Charles Schwab of discount brokerage Charles Schwab Corp. believes "commitment to the customer is above all else and must be combined with commitment to technology, service, and employee training to serve those customers. To make the right investments...you must place your customer's long-term interests before next quarter's profits. Wall Street doesn't always like that in the short-term, but it's the only way to ensure a winning formula that keeps your service promise to customers and makes it possible to build stronger, more profitable relationships with your customers over the long term."

Learning Experience

While the 27 chief executives surveyed work for prosperous companies, they remain eager to further improve stock-price growth. The most popular strategies include better communications, more time-efficient investor relations, and a changed shareholder mix. We will ask the same questions next year of a CEO subgroup and compare their responses with those of this year's respondents.

To be sure, the CE 100 isn't the only investment approach that focuses on the role and performance of the chief executive. Some pundits argue that certain underperforming or new CEOs are better bets. (Skeptics may want to consider the track record of Allied Signal's Lawrence Bossidy.) Others say companies that replace the CEO before the normal retirement age experience above-average share-price growth.

If trends hold true, odds-on favorites to crack the top 100 next year are CEOs at the top and bottom of this year's list.

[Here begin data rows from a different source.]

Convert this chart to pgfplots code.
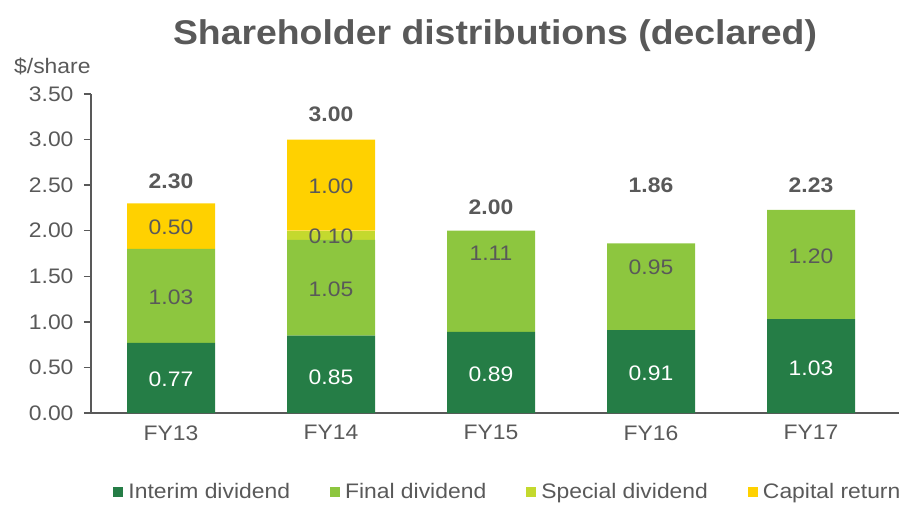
\documentclass[border=0pt]{standalone}
\usepackage{pgfplots}
\pgfplotsset{compat=1.18}
\usepackage{fontspec}
\setmainfont[FakeStretch=1.09]{Liberation Sans}
\definecolor{cInterim}{HTML}{257D46}
\definecolor{cFinal}{HTML}{8DC63F}
\definecolor{cSpecial}{HTML}{C4D92E}
\definecolor{cCapital}{HTML}{FFD100}
\definecolor{txt}{HTML}{595959}
\begin{document}
\begin{tikzpicture}[font=\fontsize{21}{25}\selectfont]
\path[use as bounding box] (0,0) rectangle (903pt,504pt);
\node[font=\fontsize{34.3}{40}\selectfont\bfseries, text=txt] at (495pt,468pt) {Shareholder distributions (declared)};
\node[anchor=west, text=txt, inner sep=0pt] at (14pt,438pt) {\$/share};
\begin{axis}[
  at={(91pt,91pt)}, anchor=south west,
  scale only axis, width=808pt, height=319pt,
  ybar stacked, bar width=88pt,
  xmin=-0.5, xmax=4.55, ymin=0, ymax=3.5,
  xtick={0,1,2,3,4}, xticklabels={FY13,FY14,FY15,FY16,FY17},
  ytick={0,0.5,1,1.5,2,2.5,3,3.5},
  yticklabel style={xshift=-7pt, /pgf/number format/.cd, fixed, fixed zerofill, precision=2},
  /pgf/number format/assume math mode=true,
  tick label style={text=txt},
  axis x line*=bottom, axis y line*=left,
  axis line style={txt, line width=2.2pt, -},
  x axis line style={line width=1.6pt},
  xtick style={draw=none},
  ytick style={txt, line width=1.4pt},
  tick align=outside, major tick length=7pt,
  xticklabel style={yshift=-2pt},
  legend columns=4,
  legend style={draw=none, fill=none, at={(0.516,-0.248)}, anchor=center, text=txt,
    /tikz/every even column/.append style={column sep=38pt},
    /tikz/every odd column/.append style={column sep=3pt}},
  legend image code/.code={\fill[#1] (0pt,-5pt) rectangle (10pt,5pt);},
]
\addplot[fill=cInterim, draw=none] coordinates {(0,0.77) (1,0.85) (2,0.89) (3,0.91) (4,1.03)};
\addplot[fill=cFinal, draw=none] coordinates {(0,1.03) (1,1.05) (2,1.11) (3,0.95) (4,1.20)};
\addplot[fill=cSpecial, draw=none] coordinates {(0,0) (1,0.10) (2,0) (3,0) (4,0)};
\addplot[fill=cCapital, draw=none] coordinates {(0,0.50) (1,1.00) (2,0) (3,0) (4,0)};
\legend{Interim dividend, Final dividend, Special dividend, Capital return}
\end{axis}
\begin{axis}[
  at={(91pt,91pt)}, anchor=south west,
  scale only axis, width=808pt, height=319pt,
  xmin=-0.5, xmax=4.55, ymin=0, ymax=3.5,
  hide axis, clip=false,
  nodes near coords, nodes near coords align=center,
  point meta=explicit symbolic,
]
\addplot[draw=none, mark=none, every node near coord/.append style={text=white}] table[meta=label] {
x y label
0 0.373 0.77
1 0.395 0.85
2 0.43 0.89
3 0.44 0.91
4 0.49 1.03
};
\addplot[draw=none, mark=none, every node near coord/.append style={text=txt}] table[meta=label] {
x y label
0 1.27 1.03
0 2.04 0.50
1 1.36 1.05
1 1.94 0.10
1 2.49 1.00
2 1.756 1.11
3 1.60 0.95
4 1.72 1.20
};
\addplot[draw=none, mark=none, every node near coord/.append style={text=txt, font=\fontsize{21}{25}\selectfont\bfseries}] table[meta=label] {
x y label
0 2.54 2.30
1 3.28 3.00
2 2.26 2.00
3 2.50 1.86
4 2.50 2.23
};
\end{axis}
\end{tikzpicture}
\end{document}
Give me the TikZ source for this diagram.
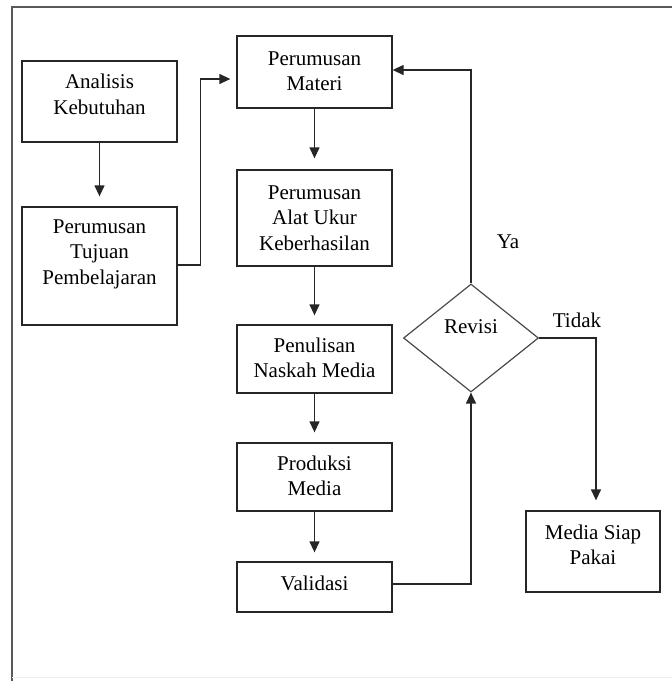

Stephen Kaufman of Arrow Electronics and Gian Fulgoni of Information Resources, respectively, were at the top and bottom of the last two lists. Can they repeat for a third consecutive year? No one has done so yet. But as CEOs learn more about what it takes to stay on top, perhaps we will see more continuity in our list from year to year. In turn, that would improve the value of the CE Index as an investment and management tool.


Taking Stock

CEOs cite factors affecting stock-price performance . . .


Expectations for performance after 1993       25%
Improved profitability measured by returns    24%
Fast growth from 1991-1993                    20%
Management credibility                        16%
Quality of investor relations effort           8%
Improved flow of information to investors      4%


. . . and indicate ways to improve future stock-price growth.


Communicate better                            27%
Reduce time spent on investor relations       14%
Adjust the mix of investors                    9%

Donald W. Mitchell is chairman and chief executive of Mitchell and Co., a financial and management consulting firm in Waltham, MA. He is also chairman and CEO of Outstanding Chief Executive Officers and Share Price Growth 100, collaborative research organizations directed by leading executives and their companies, including many of the CE 100.